Artist Ilana Harris-Babou working in New York, 2018.

 

Ilana Harris-Babou invites me to tag along to the grand opening of Restoration Hardware in Manhattan’s Meatpacking District on a research expedition of sorts. This past winter, the Brooklyn-born performance and video artist mounted a gleefully sardonic parody of the luxury furniture store called “Reparation Hardware,” at Larrie gallery. Using modes like the word play found in the title, “Reparations” dealt with the design world’s obsession with taking what’s old and making it new again. “It’s this idea that you can curate the world, and bring difference in,” Harris-Babou says, “and that it is controlled by the taste-making, omnitiate eye of the furniture, which grounds itself as modern, centered and white.” This comes to light in a video piece where Harris-Babou seductively caresses repurposed wood in an artfully crumbled New England barn. “I like to use humor and familiar forms as a Trojan horse to get heavier material into people’s line of sight,” says the artist.

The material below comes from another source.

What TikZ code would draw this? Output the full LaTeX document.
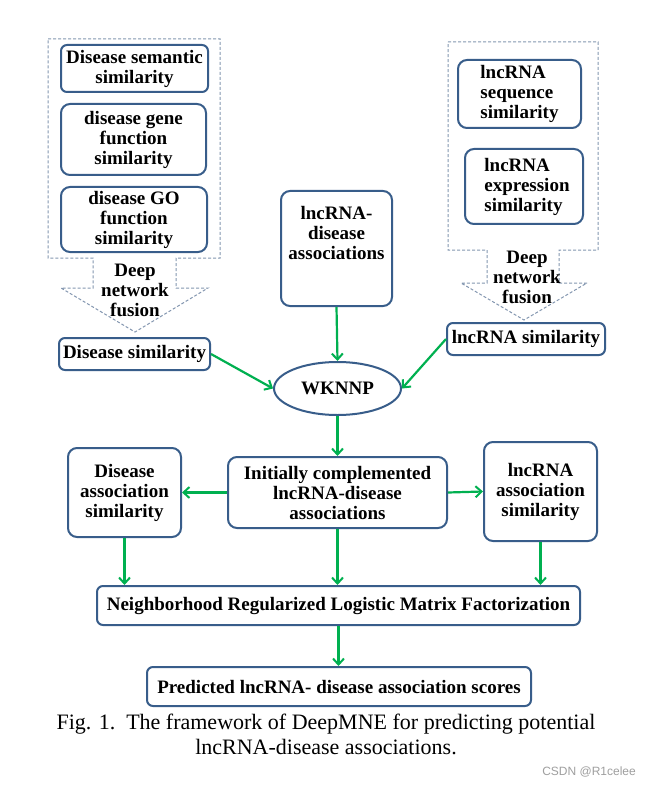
\documentclass[tikz,border=0pt]{standalone}
\usepackage{fontspec}
\setmainfont{Liberation Serif}
\newfontfamily\wmfont{Liberation Sans}
\usetikzlibrary{arrows.meta,shapes.geometric}
\definecolor{boxblue}{RGB}{56,93,138}
\definecolor{arrgreen}{RGB}{0,176,80}
\definecolor{dashgray}{RGB}{132,151,176}
\tikzset{
  boxnode/.style={draw=boxblue, line width=2pt, rounded corners=9pt, align=center, inner sep=0pt,
    font=\fontsize{19}{20}\selectfont\bfseries},
  smallbox/.style={boxnode, rounded corners=6pt},
  txtnode/.style={align=center, inner sep=0pt, font=\fontsize{19}{20}\selectfont\bfseries},
  flow/.style={draw=arrgreen, line width=2.2pt, -{Straight Barb[length=6pt,width=11pt,line width=2pt]}},
  fusionline/.style={draw=dashgray, line width=1pt, dash pattern=on 3pt off 2pt}
}
\begin{document}
\begin{tikzpicture}[x=1pt,y=-1pt]
\useasboundingbox (0,0) rectangle (649,786);
\fill[white] (0,0) rectangle (649,786);

% dashed fusion outlines
\draw[fusionline] (48,39) -- (220,39) -- (220,258) -- (176,258) -- (176,288) -- (208,288) -- (135,332)
  -- (61,288) -- (93,288) -- (93,258) -- (48,258) -- cycle;
\draw[fusionline] (448,42) -- (598,42) -- (598,250) -- (559,250) -- (559,283) -- (587,283) -- (524,320)
  -- (461,283) -- (487,283) -- (487,250) -- (448,250) -- cycle;

% left column
\node[smallbox, minimum width=147pt, minimum height=47pt] (dsem) at (134.5,68.5) {Disease semantic\\similarity};
\node[boxnode, minimum width=145pt, minimum height=71pt] (dgene) at (133.5,139.5) {disease gene\\function\\similarity};
\node[boxnode, minimum width=146pt, minimum height=65pt] (dgo) at (134,219.5) {disease GO\\function\\similarity};
\node[txtnode] (dfus) at (135,290) {Deep\\network\\fusion};
\node[smallbox, minimum width=151pt, minimum height=32pt] (dsim) at (134.5,354) {Disease similarity};

% right column
\node[boxnode, minimum width=123pt, minimum height=68pt, align=left] (lseq) at (519.5,94) {lncRNA\\sequence\\similarity};
\node[boxnode, minimum width=118pt, minimum height=75pt, align=left] (lexp) at (524,186.5) {\hspace*{6pt}lncRNA\\\hspace*{6pt}expression\\\hspace*{6pt}similarity};
\node[txtnode] (lfus) at (527,277.5) {Deep\\network\\fusion};
\node[smallbox, minimum width=158pt, minimum height=32pt] (lsim) at (526,339) {lncRNA similarity};

% middle
\node[boxnode, minimum width=111pt, minimum height=115pt] (assoc) at (336.5,248.5) {};
\node[txtnode] (assoctxt) at (336.5,233) {lncRNA-\\disease\\associations};
\node[draw=boxblue, line width=2pt, ellipse, minimum width=127pt, minimum height=53pt, inner sep=0pt,
  font=\fontsize{19}{20}\selectfont\bfseries] (wknnp) at (337.5,388.5) {WKNNP};

\node[boxnode, minimum width=219pt, minimum height=71pt] (init) at (337.5,492.5) {Initially complemented\\lncRNA-disease\\associations};
\node[boxnode, minimum width=113pt, minimum height=89pt] (dassoc) at (124.5,492.5) {Disease\\association\\similarity};
\node[boxnode, minimum width=113pt, minimum height=99pt] (lassoc) at (540.5,491.5) {lncRNA\\association\\similarity};
\node[smallbox, minimum width=483pt, minimum height=39pt] (nrlmf) at (338.5,605.5) {Neighborhood Regularized Logistic Matrix Factorization};
\node[smallbox, minimum width=384pt, minimum height=39pt] (pred) at (339,686.5) {Predicted lncRNA- disease association scores};

% connectors
\draw[flow] (assoc.south) -- (wknnp.north);
\draw[flow] (dsim.east) -- (wknnp.west);
\draw[flow] (lsim.west) -- (wknnp.east);
\draw[flow] (wknnp.south) -- (init.north);
\draw[flow] (init.west) -- (dassoc.east);
\draw[flow] (init.east) -- (lassoc.west);
\draw[flow] (dassoc.south) -- (dassoc.south |- nrlmf.north);
\draw[flow] (init.south) -- (init.south |- nrlmf.north);
\draw[flow] (lassoc.south) -- (lassoc.south |- nrlmf.north);
\draw[flow] (nrlmf.south) -- (nrlmf.south |- pred.north);

% caption
\node[align=center, inner sep=0pt, font=\fontsize{22}{25}\selectfont] (cap) at (326,734.5)
  {Fig. 1.\ \ The framework of DeepMNE for predicting potential\\lncRNA-disease associations.};
\node[inner sep=0pt, text=gray!75, font=\wmfont\fontsize{12}{12}\selectfont, anchor=east] (wm) at (636,772) {CSDN @R1celee};
\end{tikzpicture}
\end{document}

Harris-Babou’s practice mines the bizarre and at times problematic cultural touchstones that we collectively consume, from wellness products to foodie culture. This includes assuming the persona of a celebrity chef in her recent video piece, Cooking with the Erotic, where the artist and her co-chef (her mother) take turns quoting Audre Lorde’s 1978 text, “Uses of the Erotic” between seductively smattering acrylic paint on artisanal bread. “Not everything I look at is from a completely critical stance,” she says. “It also comes from a space of love. Cooking shows are something I love, and see myself in. We are all so embedded within visual culture that we’re all also implicated by it too.”

 

Harris-Babou's Untitled Pegboard (detail), 2017.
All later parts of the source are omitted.